Filesystem as Context

Use the filesystem as the agent's externalized working memory, writing plans, notes, and large tool outputs to files, dropping them out of the live window, and re-reading on demand.

Problem

Keeping every plan revision, note, and verbatim tool output in the live window pushes the agent toward the window limit, raises per-turn cost, and degrades reasoning as relevant signal is buried under bulk. Truncating or dropping that material blindly loses state the agent still depends on later in the task, and a window that overflows mid-task forces an abrupt summarize-or-die compaction that can discard exactly the detail a later step needs.

Solution

The agent maintains its working state as files rather than as live context. A plan lives in a file such as todo.md that the agent rewrites as steps complete; running notes accumulate in a notes file; large tool outputs are written to disk and replaced in the window by a path plus a one-line description. Each turn the agent carries lightweight identifiers (file paths, line ranges, keys) and loads the full content back into context only for the step that needs it, then drops it again. Because the content is restorable from disk, compaction is lossless: the window holds a lean view while the filesystem holds the full state.
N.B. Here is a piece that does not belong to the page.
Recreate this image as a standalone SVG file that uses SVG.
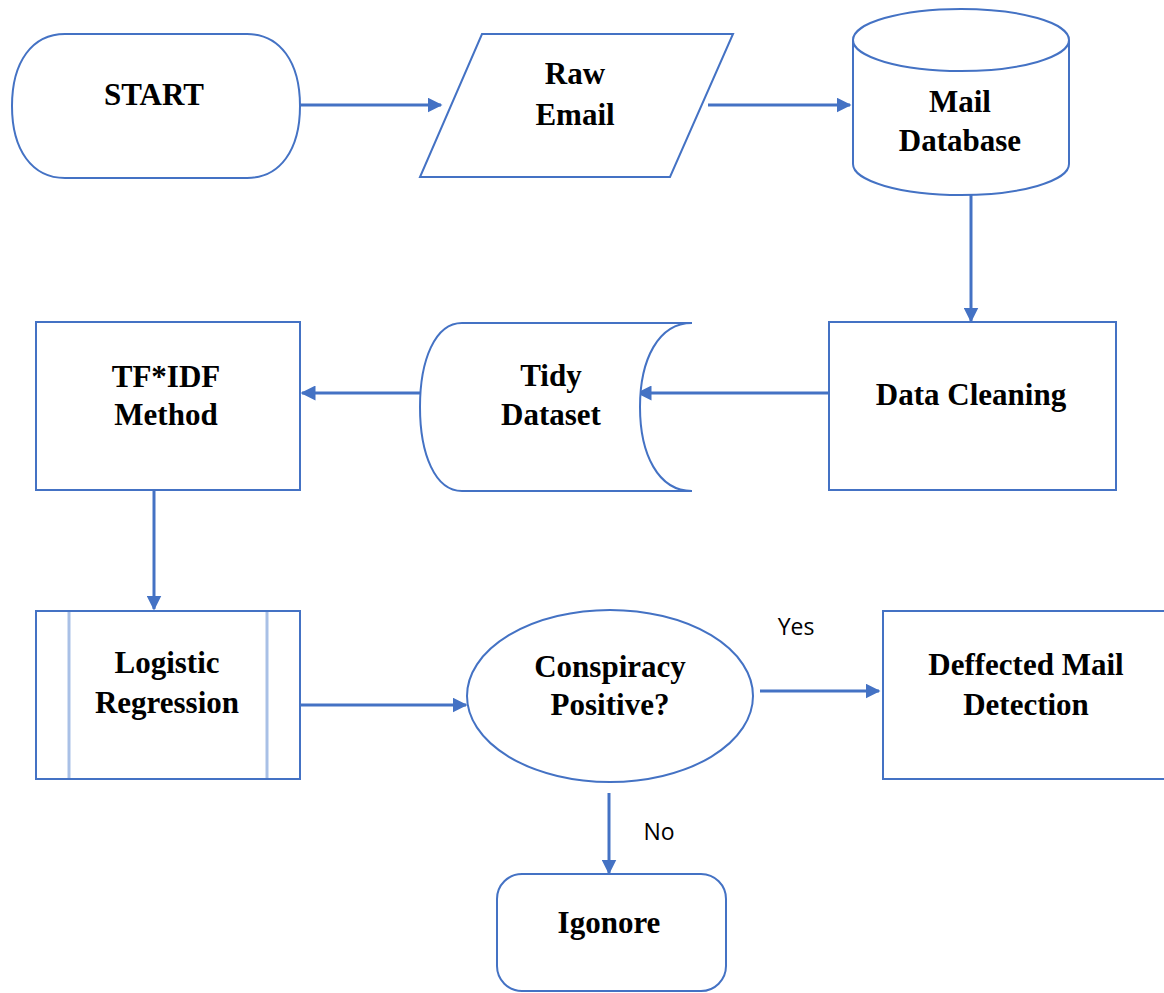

This makes the filesystem the externalized memory of record, distinct from in-context note-taking, which keeps notes live, and from eviction, which discards consumed payloads behind a marker.

When to use

  • The task runs over many turns and generates more state than the window holds.
  • Tool outputs are large and only needed intermittently rather than every turn.
  • The runtime can read and write files that persist across the agent loop.
  • The plan and notes should survive restarts or be inspectable by a human.